Technical longevity †2 Yes If locked in Maybe?
Data volume Up to you Gets crazy Up to you
Simple recovery Medium Easy Easy
Search Medium Impossible Impossible
Manipulation (ease) Medium Slow, medium Slow, medium
Manipulation (capable) Lots Limited Limited
Retention policy My control Preset/manual Preset/manual
So what is it for? Archiving Backups Backups

† “rsync” is my home-brew archiving solution.

†2 Apple is large enough TimeMachine will probably be long-lived, provided I’m willing to be locked into Apple’s software/hardware ecosystem. Arq is made by a smaller company; it’s a decent product so it will probably be around a long time, but there’s no telling.

†3 Time machine over a network periodically corrupts the backup set, requiring starting over and losing past snapshots.

Here’s what those differences mean:

  • Backups are not good for archiving. Every operating system or software update ends up in the backup, forever. Is there any reason I would want to go back to Firefox 28, 29, 30, 31, 31.1, etc.? No. They’re junk; I want the current one. Maybe one edition or two back, just in case I find a major bug. Replicate that same problem to Safari, Mail, Chrome, Skype, Money, BBEdit, Cornerstone, Arq and the operating system itself, and you have a bulky archive of outdated software that isn’t needed.

  • Archives require attention, backups should not. Backups should be easy to set up, and take care of themselves without worry. Archives require differentiating worthwhile data vs junk, with occasional curating and culling. For example, I like having a history of client websites, and archive snapshots are perfect for this to refer back, or to reuse something temporarily abandoned. But if a client leaves or becomes defunct, those older editions become extraneous. Maintaining an archive takes time and judgment.

  • Archives are for long-term storage, backups are not. Backups cannot be researched effectively. That script I wanted from a few years ago—I didn’t remember when. It wasn’t for my machine, so I wasn’t sure where i filed it. Trying to find something when you don’t know where to look, on a slow backup system, is worse than linear searching file cabinets for a missing document.

  • Archives can be researched, backups cannot. If you’re looking for something like phrases in an e-mail in a backup, good luck. But I can, and have, researched and found things like these in my archives. It requires ugly command line work, but it beats digging around blindly.

  • Archives can be readily examined, backups cannot. I can see what’s taking up space in my archive. When it’s time for culling, space use suggests good places to to look for dead data. Meanwhile, Time Machine backups of 185GB are taking up 800GB on my file server, but I have no idea why and no way to find out. It is similarly impossible to find out what’s taking up space in Arq.

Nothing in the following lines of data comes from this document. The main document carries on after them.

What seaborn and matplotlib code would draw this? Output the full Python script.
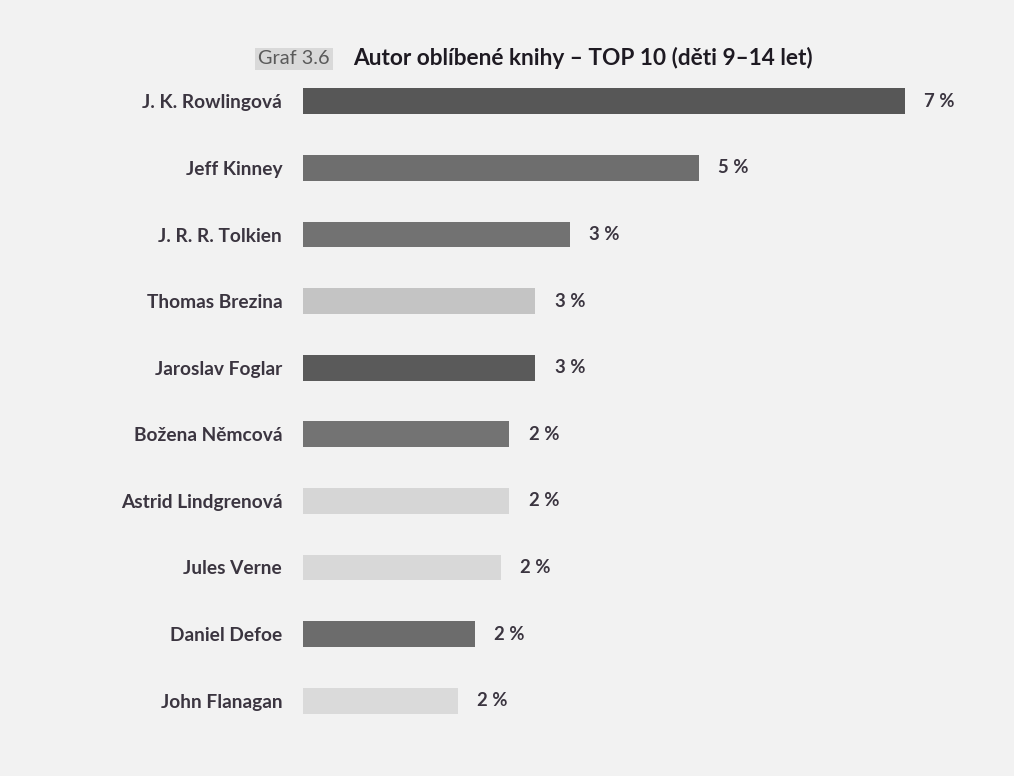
import matplotlib
matplotlib.use("Agg")
import matplotlib.pyplot as plt
import seaborn as sns
import pandas as pd

# Top 10 favourite book authors, children aged 9-14 (share of respondents, %)
authors = [
    "J. K. Rowlingová",
    "Jeff Kinney",
    "J. R. R. Tolkien",
    "Thomas Brezina",
    "Jaroslav Foglar",
    "Božena Němcová",
    "Astrid Lindgrenová",
    "Jules Verne",
    "Daniel Defoe",
    "John Flanagan",
]
shares = [7.0, 4.6, 3.1, 2.7, 2.7, 2.4, 2.4, 2.3, 2.0, 1.8]
bar_colors = ["#575757", "#6e6e6e", "#727272", "#c4c4c4", "#5a5a5a",
              "#737373", "#d6d6d6", "#d8d8d8", "#6c6c6c", "#dadada"]

df = pd.DataFrame({"author": authors, "share": shares})

sns.set_theme(style="white")
plt.rcParams["font.family"] = ["Lato", "DejaVu Sans"]

paper = "#f2f2f2"
ink = "#3b3540"

W, H = 1014, 776
fig = plt.figure(figsize=(W / 100, H / 100), dpi=100, facecolor=paper)

px_per_unit = 86.0
ax_left, ax_width = 303, 700
ax_top, ax_bottom = 68, 734
ax = fig.add_axes([ax_left / W, 1 - ax_bottom / H, ax_width / W, (ax_bottom - ax_top) / H])
ax.set_facecolor(paper)

sns.barplot(data=df, x="share", y="author", hue="author", palette=bar_colors,
            width=0.39, legend=False, ax=ax, saturation=1, linewidth=0,
            edgecolor="none")

ax.set_xlim(0, ax_width / px_per_unit)
ax.set_ylim(9.5, -0.5)
for s in ax.spines.values():
    s.set_visible(False)
ax.set_xticks([])
ax.set_xlabel("")
ax.set_ylabel("")
ax.tick_params(axis="y", length=0, pad=15)
for lbl in ax.get_yticklabels():
    lbl.set_fontweight("bold")
    lbl.set_fontsize(13.8)
    lbl.set_color(ink)

for i, v in enumerate(shares):
    ax.annotate(f"{round(v)} %", xy=(v, i), xytext=(14, 0), textcoords="offset points",
                ha="left", va="center", fontsize=13.3, fontweight="bold", color=ink)

fig.text(258 / W, 1 - 59 / H, "Graf 3.6", ha="left", va="center", fontsize=14.3,
         color="#5a5a5a",
         bbox=dict(boxstyle="square,pad=0.15", facecolor="#d9d9d9", edgecolor="none"))
fig.text(353 / W, 1 - 58 / H, "Autor oblíbené knihy – TOP 10 (děti 9–14 let)",
         ha="left", va="center", fontsize=16.3, fontweight="bold", color="#1e1a22")

fig.savefig("out.png", dpi=100, facecolor=paper)
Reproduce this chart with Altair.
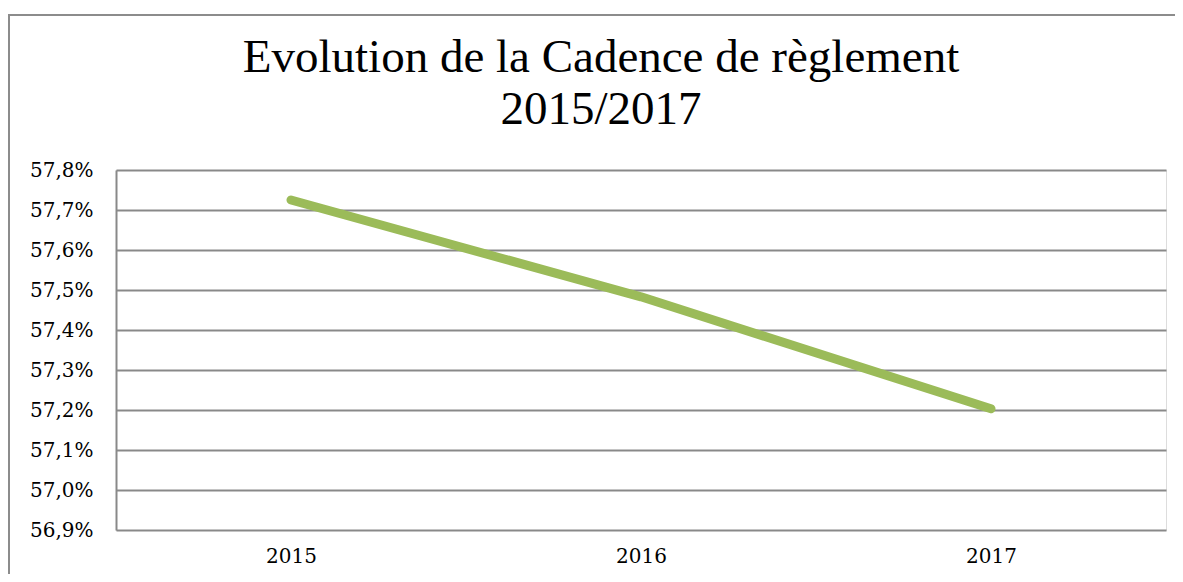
import altair as alt
import pandas as pd

years = ["2015", "2016", "2017"]
rates = [0.57725, 0.57483, 0.57203]
y_ticks = [0.569, 0.570, 0.571, 0.572, 0.573, 0.574, 0.575, 0.576, 0.577, 0.578]
title_lines = ["Evolution de la Cadence de règlement", "2015/2017"]

df = pd.DataFrame({"year": years, "rate": rates})

W, H = 1050, 360

line = alt.Chart(df).mark_line(
    color="#9BBB59", strokeWidth=9, strokeCap="round", strokeJoin="round"
).encode(
    x=alt.X("year:N", sort=years, title=None,
            scale=alt.Scale(paddingInner=0, paddingOuter=0.5),
            axis=alt.Axis(labelAngle=0, ticks=False, domain=False, grid=False,
                          labelFont="DejaVu Serif", labelFontSize=20,
                          labelColor="#000000", labelPadding=16)),
    y=alt.Y("rate:Q", title=None,
            scale=alt.Scale(domain=[0.569, 0.578], nice=False, zero=False),
            axis=alt.Axis(values=y_ticks, ticks=False,
                          labelExpr="replace(format(datum.value, '.1%'), '.', ',')",
                          labelFont="DejaVu Serif", labelFontSize=20,
                          labelColor="#000000", labelPadding=23,
                          domain=True, domainColor="#898989", domainWidth=2,
                          grid=True, gridColor="#898989", gridWidth=2)),
)

border = alt.Chart(pd.DataFrame({"k": [0]})).mark_rect(
    fill=None, stroke="#8c8c8c", strokeWidth=2
).encode(
    x=alt.value(-107), x2=alt.value(W + 60),
    y=alt.value(-155), y2=alt.value(H + 100),
)

title = alt.Chart(pd.DataFrame({"k": [0]})).mark_text(
    text=title_lines, font="Liberation Serif", fontSize=47, color="#000000",
    align="center", baseline="alphabetic", lineHeight=52,
).encode(
    x=alt.value(W / 2 - 40), y=alt.value(-98),
)

chart = alt.layer(border, title, line).properties(
    width=W, height=H,
    autosize=alt.AutoSizeParams(type="none"),
    padding={"left": 108, "top": 162, "right": 9, "bottom": 44},
).configure_view(stroke="transparent", strokeWidth=0).configure(background="white")

chart.save("out.html", embed_options={"renderer": "svg", "actions": False})
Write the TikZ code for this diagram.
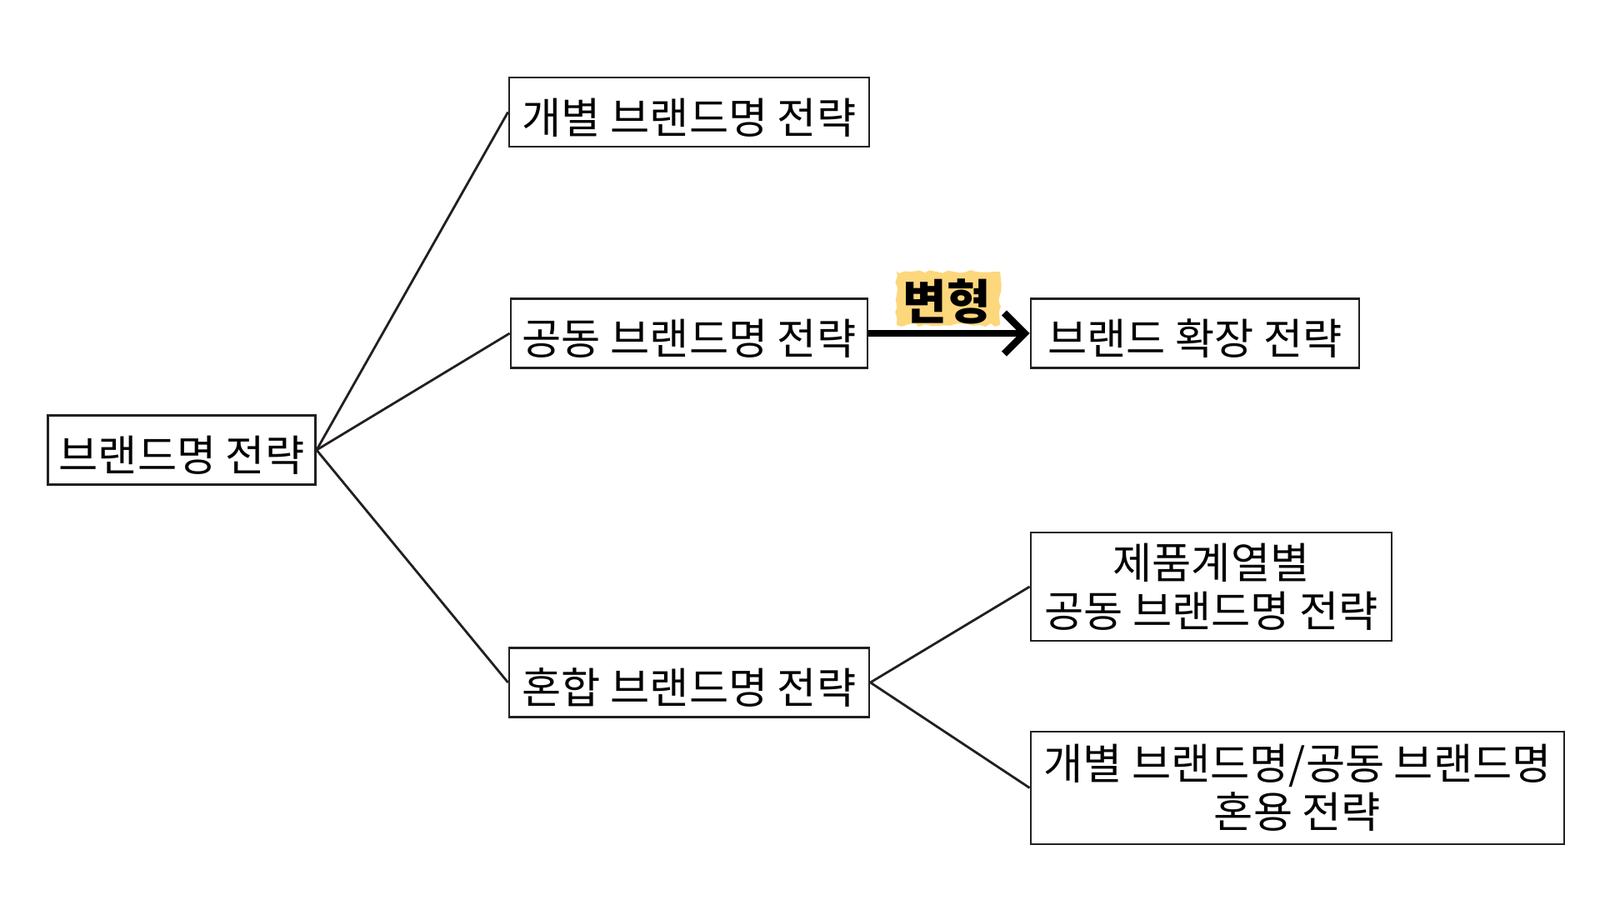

  • Backups are proprietary, archives are not. Backup systems are often roach motels: data goes in, but does not (easily) come back out. With Arq, there’s no way to ever move my data anywhere else without lots and lots of manual intervention. Time Machine allows some command line use, which could extract data wholesale—but then it wouldn’t be in Time Machine, it would be plain-old files, just like what’s already in my archive.

  • Backups are bulky and cumbersome, archives are awkward and cumbersome. My archive from 2006–2014 was about 15GB, and my 2014–2016 archive was 10GB. On the other hand, I can move the data from place to place easily. Backups, even after excluding some derived data and easily-replaced downloaded data, start at 60GB and steadily grow: costly and difficult to manage or move because of their size.

  • Backups are for recovery, archives are not. Backup recovery is easy: start it, go away for a few hours, and it’s ready; to restore a file you broke, browse the repository and restore it. A full recovery from an archive, though possible, requires reinstalling the operating system from scratch, reinstalling all applications, then restoring your files from archive. Then you would rebuild any derived data, including re-ripping any compact disks or other media.

I am glad to finally see the difference. I could see excessive data hoarding as potential trouble, opportunity to get mired in maintaining the past instead of being in the present and moving forward; I know a friend who is like this. But I also know the times I’ve needed something or unexpectedly needed to refer back to some document that I deleted, or wanted to compare with an earlier version. Trying to save everything and have it at-the-ready would also be problematic, so having an archive is a good compromise.

Both backups and archives have their purposes. Considering the programs I listed above:

  • Given Time Machine’s unreliability over networks, occasionally imposing starting over from scratch, a second scheme or backup destination is essential should hardware fail during the window of an “initial” backup. Time Machine’s whole-disk strategy is not great for long-term data preservation.

  • Arq is hybridish, but lacks search capabilities, the ability to easily move or manipulate data it has stored, and uses proprietary mechanisms. It could be a fallback to Time Machine, and it’s easy to use. It works well as an away-from-home Time Machine.

  • rsync is command line, and subsequently harder to use. But, it can store data in unencrypted, uncomplicated ways in trusty-old, time-tested filesystems ready to be searched and manipulated. I can move, search, duplicate and even delete it just as I could before archiving. It is far more likely the data could be retrieved by a different type of machine, should it be necessary. Paralleling the archival-quality paper and inks that differentiate a cheap print from archival-quality production, these are the attributes that identify viability of long-term data storage.

I think for many, managing an archive is sufficiently time consuming that it’s easier just to throw money at it and treat backups as archives. The tendency toward streaming purchased media instead of keeping local copies might make it easier, but will likely be offset by growth in personal media weight (pictures and videos, especially)–although much of that’s going to online services, at least for the masses.

Perhaps in the future, someone will invent a single solution that can meet all needs, but I don’t think we’re there yet. It would mean tri-state logic for inclusion/retention (never back up, back up and retain only temporarily, and retain indefinitely). It would necessitate improved search capabilities across date ranges in an archive, and not just for file names but file contents. It would need better ability to size, manipulate, and trim archives. Meanwhile, I’ll continue using my existing, long-lived archive in a filesystem.